— Start of Dataset rows —

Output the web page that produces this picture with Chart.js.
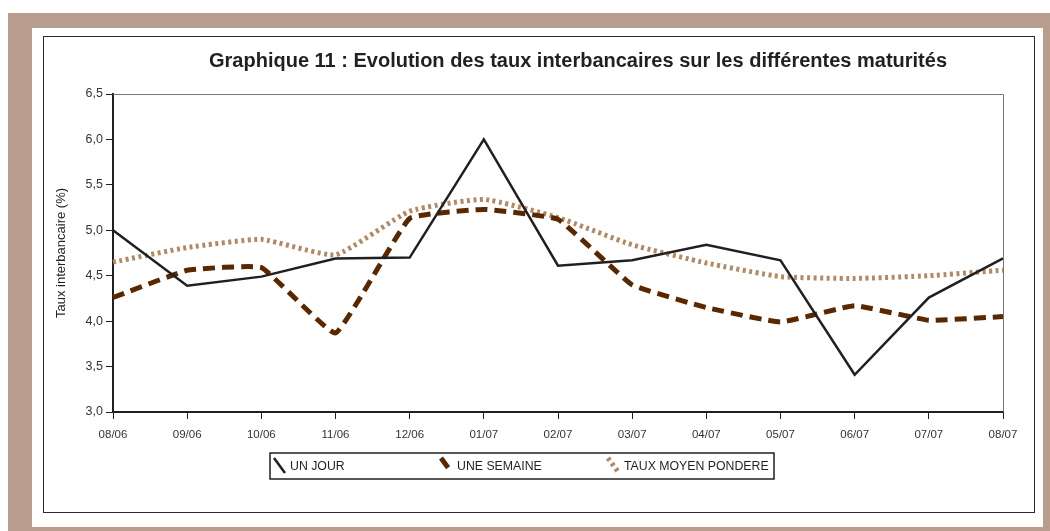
<!DOCTYPE html>
<html>
<head>
<meta charset="utf-8">
<script src="https://cdn.jsdelivr.net/npm/chart.js@4.4.1/dist/chart.umd.min.js"></script>
<style>
  body { margin: 0; background: #fff; width: 1050px; height: 531px; overflow: hidden; position: relative; }
  #frame { position: absolute; left: 8px; top: 13px; width: 1042px; height: 518px; background: #b89c8e; }
  #inner { position: absolute; left: 32px; top: 28px; width: 1011px; height: 499px; background: #fff; }
  #box { position: absolute; left: 43px; top: 36px; width: 990px; height: 475px; border: 1.5px solid #2a2a2a; background: #fff; }
  #chart { position: absolute; left: 0; top: 0; }
</style>
</head>
<body>
<div id="frame"></div>
<div id="inner"></div>
<div id="box"><canvas id="chart" width="990" height="475"></canvas></div>
<script>
const labels = ["08/06", "09/06", "10/06", "11/06", "12/06", "01/07", "02/07", "03/07", "04/07", "05/07", "06/07", "07/07", "08/07"];
const unJour = [5.00, 4.39, 4.49, 4.69, 4.70, 6.00, 4.61, 4.67, 4.84, 4.67, 3.41, 4.26, 4.69];
const uneSemaine = [4.26, 4.56, 4.59, 3.87, 5.13, 5.23, 5.12, 4.40, 4.15, 3.99, 4.17, 4.01, 4.05];
const tauxMoyen = [4.65, 4.81, 4.90, 4.73, 5.21, 5.34, 5.14, 4.84, 4.64, 4.49, 4.47, 4.50, 4.56];
const seriesNames = ["UN JOUR", "UNE SEMAINE", "TAUX MOYEN PONDERE"];
const titleText = "Graphique 11 : Evolution des taux interbancaires sur les différentes maturités";

const fontFamily = "'Liberation Sans', Arial, sans-serif";
const fmt = v => Number(v).toFixed(1).replace(".", ",");

// title, plot box frame and custom legend
const decor = {
    id: "decor",
    afterDraw(chart) {
        const ctx = chart.ctx;
        const a = chart.chartArea;
        ctx.save();
        // thin grey top/right edge of the plot
        ctx.strokeStyle = "#777";
        ctx.lineWidth = 1;
        ctx.beginPath();
        ctx.moveTo(a.left, a.top + 0.5);
        ctx.lineTo(a.right + 0.5, a.top + 0.5);
        ctx.lineTo(a.right + 0.5, a.bottom);
        ctx.stroke();

        ctx.fillStyle = "#231f20";
        ctx.font = "bold 20px " + fontFamily;
        ctx.textAlign = "center";
        ctx.textBaseline = "middle";
        ctx.fillText(titleText, 534, 24);

        // legend box
        const lx = 226, ly = 416, lw = 504, lh = 26;
        ctx.strokeStyle = "#231f20";
        ctx.lineWidth = 1.5;
        ctx.strokeRect(lx, ly, lw, lh);
        const itemX = [lx + 4, lx + 171, lx + 338];
        ctx.font = "12.3px " + fontFamily;
        ctx.textAlign = "left";
        chart.data.datasets.forEach((ds, i) => {
            const x = itemX[i];
            ctx.save();
            ctx.strokeStyle = ds.borderColor;
            ctx.lineWidth = ds.borderWidth;
            ctx.setLineDash(ds.borderDash || []);
            ctx.beginPath();
            ctx.moveTo(x, ly + 5);
            ctx.lineTo(x + 11, ly + 20);
            ctx.stroke();
            ctx.restore();
            ctx.fillStyle = "#231f20";
            ctx.fillText(ds.label, x + 16, ly + 13.5);
        });
        ctx.restore();
    }
};

new Chart(document.getElementById("chart"), {
    type: "line",
    data: {
        labels,
        datasets: [
            { label: seriesNames[0], data: unJour, borderColor: "#231f20", borderWidth: 2.5, tension: 0, pointRadius: 0 },
            { label: seriesNames[1], data: uneSemaine, borderColor: "#5a2800", borderWidth: 5, borderDash: [12, 7], tension: 0.1, pointRadius: 0 },
            { label: seriesNames[2], data: tauxMoyen, borderColor: "#b08a66", borderWidth: 5, borderDash: [3, 3.5], tension: 0.15, pointRadius: 0 }
        ]
    },
    options: {
        responsive: false,
        animation: false,
        layout: { padding: { left: 0, top: 57, right: 31, bottom: 0 } },
        plugins: {
            legend: { display: false },
            title: { display: false },
            tooltip: { enabled: false }
        },
        scales: {
            x: {
                offset: false,
                afterFit: s => { s.height = 100; },
                grid: { display: true, drawOnChartArea: false, drawTicks: true, tickLength: 7, color: "#231f20", lineWidth: 1 },
                border: { display: true, color: "#231f20", width: 2 },
                ticks: { color: "#333", font: { size: 11.5, family: fontFamily }, padding: 9, maxRotation: 0, autoSkip: false }
            },
            y: {
                min: 3,
                max: 6.5,
                afterFit: s => { s.width = 69; },
                grid: { display: true, drawOnChartArea: false, drawTicks: true, tickLength: 7, color: "#231f20", lineWidth: 1 },
                border: { display: true, color: "#231f20", width: 2 },
                ticks: { stepSize: 0.5, color: "#333", font: { size: 12.5, family: fontFamily }, padding: 3, callback: v => fmt(v) },
                title: { display: true, text: "Taux interbancaire (%)", color: "#231f20", font: { size: 13, family: fontFamily }, padding: { top: 10, bottom: 0 } }
            }
        }
    },
    plugins: [decor]
});
</script>
</body>
</html>
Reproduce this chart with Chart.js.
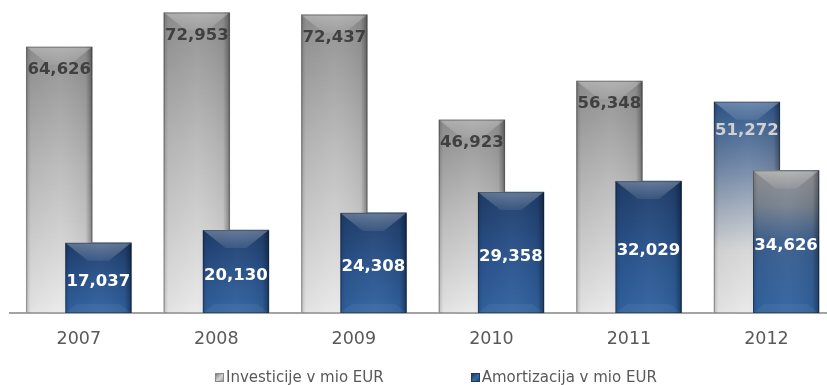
<!DOCTYPE html>
<html>
<head>
<meta charset="utf-8">
<title>Investicije in amortizacija</title>
<script src="https://cdn.jsdelivr.net/npm/chart.js@4.4.0/dist/chart.umd.min.js"></script>
<style>
  html, body { margin: 0; padding: 0; background: #fff; }
  #wrap { position: relative; width: 827px; height: 385px; overflow: hidden; }
  #box { position: absolute; left: 0; top: 0; width: 827px; height: 376px; }
  #legend {
    position: absolute; top: 368px; left: 215px;
    display: flex; gap: 87px;
    font: 15px "DejaVu Sans", Verdana, sans-serif; color: #595959; line-height: 18px;
  }
  #legend span.item { display: flex; align-items: center; white-space: nowrap; }
  #legend i { display: inline-block; width: 9px; height: 9px; margin-right: 2px; box-sizing: border-box; }
  #legend i.grey { background: linear-gradient(135deg, #7d7d7d, #d6d6d6 55%, #a0a0a0); border: 1px solid #888; }
  #legend i.blue { background: linear-gradient(135deg, #1d3a63, #3767a3 55%, #24497a); border: 1px solid #1d3a63; }
</style>
</head>
<body>
<div id="wrap">
  <div id="box"><canvas id="chart"></canvas></div>
  <div id="legend">
    <span class="item"><i class="grey"></i>Investicije v mio EUR</span>
    <span class="item"><i class="blue"></i>Amortizacija v mio EUR</span>
  </div>
</div>
<script>
const years = ['2007', '2008', '2009', '2010', '2011', '2012'];
const investicije = [64626, 72953, 72437, 46923, 56348, 51272];
const amortizacija = [17037, 20130, 24308, 29358, 32029, 34626];

// bars of one year overlap, shifted left/right of the year tick
const groupOffset = 0.142;

const greyStops = [[0, '#8f8f8f'], [0.45, '#bbbbbb'], [1, '#e9e9e9']];
const blueStops = [[0, '#1f3d69'], [0.5, '#29518a'], [1, '#3163a0']];
// in 2012 the two fills blend into each other
const mixedStops = {
  '0-5': [[0, '#2a5389'], [0.3, '#6f86a6'], [0.7, '#d6d6d6'], [1, '#e8e8e8']],
  '1-5': [[0, '#939393'], [0.25, '#78828f'], [0.5, '#3a5e8e'], [1, '#3163a0']]
};

function fmt(v) {
  return v.toLocaleString('en-US');
}

function paintBar(ctx, bar, stops) {
  const { x, y, base, width } = bar.getProps(['x', 'y', 'base', 'width'], true);
  const left = x - width / 2, right = x + width / 2, h = base - y;

  const g = ctx.createLinearGradient(0, y, 0, base);
  stops.forEach(([o, c]) => g.addColorStop(o, c));
  ctx.fillStyle = g;
  ctx.fillRect(left, y, width, h);

  // darker sides
  const s = ctx.createLinearGradient(left, 0, right, 0);
  s.addColorStop(0, 'rgba(0,0,0,0.18)');
  s.addColorStop(0.07, 'rgba(0,0,0,0.03)');
  s.addColorStop(0.5, 'rgba(255,255,255,0.03)');
  s.addColorStop(0.9, 'rgba(0,0,0,0.06)');
  s.addColorStop(1, 'rgba(0,0,0,0.38)');
  ctx.fillStyle = s;
  ctx.fillRect(left, y, width, h);

  // top bevel
  const d = Math.min(18, h * 0.3);
  ctx.beginPath();
  ctx.moveTo(left, y);
  ctx.lineTo(right, y);
  ctx.lineTo(right - d * 1.25, y + d);
  ctx.lineTo(left + d * 1.25, y + d);
  ctx.closePath();
  const t = ctx.createLinearGradient(0, y, 0, y + d);
  t.addColorStop(0, 'rgba(255,255,255,0.30)');
  t.addColorStop(1, 'rgba(255,255,255,0.08)');
  ctx.fillStyle = t;
  ctx.fill();

  // bottom bevel
  const b = Math.min(9, h * 0.15);
  ctx.beginPath();
  ctx.moveTo(left, base);
  ctx.lineTo(right, base);
  ctx.lineTo(right - b * 1.25, base - b);
  ctx.lineTo(left + b * 1.25, base - b);
  ctx.closePath();
  ctx.fillStyle = 'rgba(255,255,255,0.05)';
  ctx.fill();

  ctx.strokeStyle = 'rgba(0,0,0,0.28)';
  ctx.lineWidth = 1;
  ctx.strokeRect(left + 0.5, y + 0.5, width - 1, h - 1);
}

const bevelBars = {
  id: 'bevelBars',
  afterDatasetsDraw(chart) {
    const ctx = chart.ctx;
    ctx.save();
    [0, 1].forEach(di => {
      chart.getDatasetMeta(di).data.forEach((bar, i) => {
        const stops = mixedStops[di + '-' + i] || (di === 0 ? greyStops : blueStops);
        paintBar(ctx, bar, stops);
      });
    });

    ctx.font = 'bold 16.5px "DejaVu Sans", Verdana, sans-serif';
    ctx.textAlign = 'center';
    ctx.textBaseline = 'middle';
    chart.getDatasetMeta(0).data.forEach((bar, i) => {
      const { x, y } = bar.getProps(['x', 'y'], true);
      const last = i === years.length - 1;
      ctx.fillStyle = last ? '#d0d0d0' : '#404040';
      ctx.fillText(fmt(investicije[i]), x, y + (last ? 29 : 23));
    });
    chart.getDatasetMeta(1).data.forEach((bar, i) => {
      const { x, y, base } = bar.getProps(['x', 'y', 'base'], true);
      ctx.fillStyle = '#ffffff';
      ctx.fillText(fmt(amortizacija[i]), x, (y + base) / 2 + 4);
    });
    ctx.restore();
  }
};

new Chart(document.getElementById('chart'), {
  type: 'bar',
  data: {
    datasets: [
      {
        label: 'Investicije v mio EUR',
        data: years.map((_, i) => ({ x: i - groupOffset, y: investicije[i] })),
        backgroundColor: '#b9b9b9',
        order: 2
      },
      {
        label: 'Amortizacija v mio EUR',
        data: years.map((_, i) => ({ x: i + groupOffset, y: amortizacija[i] })),
        backgroundColor: '#29518a',
        order: 1
      }
    ]
  },
  options: {
    responsive: true,
    maintainAspectRatio: false,
    animation: false,
    grouped: false,
    barThickness: 66,
    layout: { padding: { left: 10, right: 0, top: 0, bottom: 10 } },
    plugins: {
      legend: { display: false },
      tooltip: { enabled: false }
    },
    scales: {
      x: {
        type: 'linear',
        offset: false,
        min: -0.5,
        max: 5.44,
        afterBuildTicks: scale => { scale.ticks = years.map((_, i) => ({ value: i })); },
        grid: { display: false, drawTicks: false, tickLength: 0, offset: false },
        border: { display: true, color: '#a3a3a3', width: 2 },
        ticks: {
          padding: 16,
          color: '#595959',
          font: { family: '"DejaVu Sans", Verdana, sans-serif', size: 17.5 },
          callback: v => years[v]
        }
      },
      y: {
        display: false,
        min: 0,
        max: 76000
      }
    }
  },
  plugins: [bevelBars]
});
</script>
</body>
</html>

— End of Dataset rows —

◆ **What you have to do**
Find each line holding the string "with" and copy it out.

◆ **The answer**
Output the web page that produces this picture with Chart.js.
Reproduce this chart with Chart.js.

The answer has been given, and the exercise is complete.